Cette tendance a été ressentie en 2016 quand le nombre de contrôles a augmenté de près de 36%, passant de 2200 contrôles ponctuels et globaux à plus de 3000. “C’est ce qui a probablement accentué cette impression d’acharnement”, commente Faraj, qui précise que dans le lot, il n’y a pas que les grandes entreprises. Plus de 300 médecins ont ainsi été contrôlés contre une moyenne de 60 par an sur une population totale de 19 000 médecins auparavant. Les écoles privées sont également passées par la case de vérification des déclarations. Et pour répondre à la demande du patronat qui réclame l’élargissement de l’assiette fiscale en tapant sur l’informel, Omar Faraj acquiesce : “Il y a un important travail qui est fait à ce niveau en collaboration avec d’autres administrations, notamment la douane. Nous avons épinglé plus de 100 entreprises qui étaient absentes du radar de la DGI”. La première opération de ce genre a débouché sur une recette de redressement de 200 millions de dirhams. “Nous utilisons tous les moyens, même les plus insoupçonnés, pour aller chercher ces opérateurs de l’informel”, confie-t-il. Grâce à l’analyse des factures de l’eau et de l’électricité par exemple, l’administration fiscale a pu remonter la piste d’usines clandestines, dont une nichée “au milieu d’un champ”. L’esprit qui anime aujourd’hui la DGI est que “l’intensification du contrôle agisse de manière directe sur l’augmentation des recettes spontanées”.

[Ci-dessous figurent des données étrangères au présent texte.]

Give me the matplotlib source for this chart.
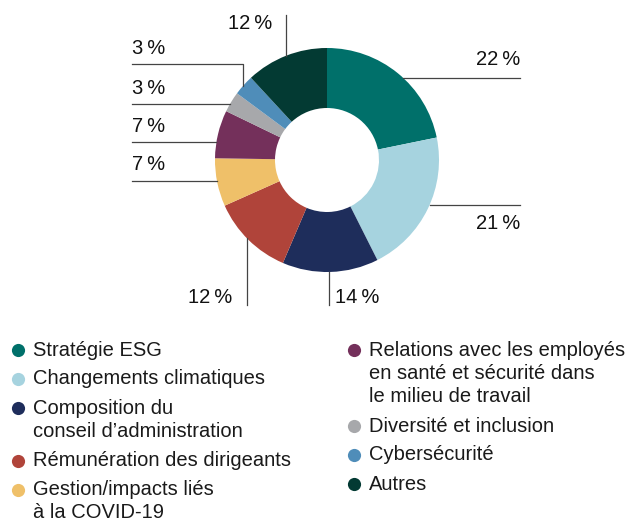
import numpy as np
from matplotlib import pyplot as plt

# Data
labels = ["Stratégie ESG", "Changements climatiques",
          "Composition du\nconseil d\u2019administration",
          "Rémunération des dirigeants", "Gestion/impacts liés\nà la COVID-19",
          "Relations avec les employés\nen santé et sécurité dans\nle milieu de travail",
          "Diversité et inclusion", "Cybersécurité", "Autres"]
values = [22, 21, 14, 12, 7, 7, 3, 3, 12]
colors = ["#00706a", "#a6d3df", "#1e2d5b", "#b0443a", "#efc069",
          "#74305b", "#a7a8ab", "#4f8db9", "#033a33"]

plt.rcParams['font.family'] = ['Liberation Sans', 'DejaVu Sans']
W, H = 631, 521
fig = plt.figure(figsize=(W / 100, H / 100), dpi=100)
ax = fig.add_axes([0, 0, 1, 1])

# Donut (pixel coords, y axis flipped so angles are mirrored)
cx, cy, R = 327, 160, 112
ax.pie(values, colors=colors, startangle=-90, counterclock=True,
       center=(cx, cy), radius=R, wedgeprops=dict(width=60, linewidth=0))
ax.set_xlim(0, W)
ax.set_ylim(H, 0)
ax.axis('off')

def edge_x(yl, side):
    return cx + side * np.sqrt(R ** 2 - (yl - cy) ** 2)

def edge_y(xl, side):
    return cy + side * np.sqrt(R ** 2 - (xl - cx) ** 2)

lc = dict(color="#444444", lw=0.9)
pct = lambda v: f"{v}\u2009%"
tk = dict(fontsize=14.5, color="#111111")

# Leader lines + labels
# Stratégie ESG
ax.plot([edge_x(78, 1), 520], [78, 78], **lc)
ax.text(520, 65, pct(values[0]), ha='right', va='baseline', **tk)
# Changements climatiques
ax.plot([edge_x(205, 1), 520], [205, 205], **lc)
ax.text(520, 229, pct(values[1]), ha='right', va='baseline', **tk)
# Composition
ax.plot([329, 329], [edge_y(329, 1), 305], **lc)
ax.text(335, 303, pct(values[2]), ha='left', va='baseline', **tk)
# Rémunération
ax.plot([247, 247], [edge_y(247, 1), 305], **lc)
ax.text(232, 303, pct(values[3]), ha='right', va='baseline', **tk)
# Gestion COVID
ax.plot([132, edge_x(181, -1)], [181, 181], **lc)
ax.text(132, 170, pct(values[4]), ha='left', va='baseline', **tk)
# Relations
ax.plot([132, edge_x(142, -1)], [142, 142], **lc)
ax.text(132, 132, pct(values[5]), ha='left', va='baseline', **tk)
# Diversité
ax.plot([132, edge_x(104, -1)], [104, 104], **lc)
ax.text(132, 94, pct(values[6]), ha='left', va='baseline', **tk)
# Cybersécurité
ax.plot([132, 243, 243], [64, 64, edge_y(243, -1)], **lc)
ax.text(132, 54, pct(values[7]), ha='left', va='baseline', **tk)
# Autres
ax.plot([286, 286], [15, edge_y(286, -1)], **lc)
ax.text(272, 29, pct(values[8]), ha='right', va='baseline', **tk)

# Legend, two columns drawn by hand
lk = dict(fontsize=14.5, color="#1a1a1a")
cols = [(range(0, 5), 18), (range(5, 9), 354)]
for idx, xm in cols:
    y = 350
    for i in idx:
        ax.scatter([xm], [y], s=90, color=colors[i], linewidths=0)
        lines = labels[i].split("\n")
        for k, line in enumerate(lines):
            ax.text(xm + 15, y + k * 23.5, line, ha='left', va='center', **lk)
        y += 29 + (len(lines) - 1) * 23.5

plt.savefig("out.png", dpi=100)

Le pouvoir de l’interprétation

Ce que l’administration fiscale ne peut toutefois nier, c’est l’existence d’un véritable problème d’interprétation de la loi. Ce qui représente le principal facteur de risque pour les entreprises, notamment les plus grandes d’entre elles. “À l’origine de tous les problèmes entre les opérateurs et l’administration, c’est notre réglementation qui est complexe et incomplète”, reconnaît Boukhriss. Un constat partagé par la DGI, dont le patron affirme qu’un important chantier a été lancé dans ce sens : “Nous sommes conscients que certains textes sont à revoir. Nous nous réunissons avec toutes les parties prenantes pour apporter les clarifications nécessaires aux textes qui posent problème, les dernières Lois de Finances ont apporté plusieurs modifications dans ce sens”. Les textes ne nécessitant pas de passer par la case “parlement” sont clarifiés par une note circulaire qui informe sur la seule interprétation valable. Pour rassurer davantage les entreprises sur les bonnes intentions de la DGI, Faraj nous confie avoir demandé à ses équipes d’éviter autant que possible d’inclure les interprétations de textes dans les motifs de redressement. “Les notifications non motivées sont bannies. Toute notification doit être accompagnée de justificatifs chiffrés permettant à l’entreprise de répondre”, nous explique-t-il. Et si, malgré cela, l’entreprise s’estime lésée, elle peut déposer des recours devant la commission locale ou nationale (un organe d’arbitrage), ou aller à la justice administrative où la DGI perd généralement la moitié de ses procès.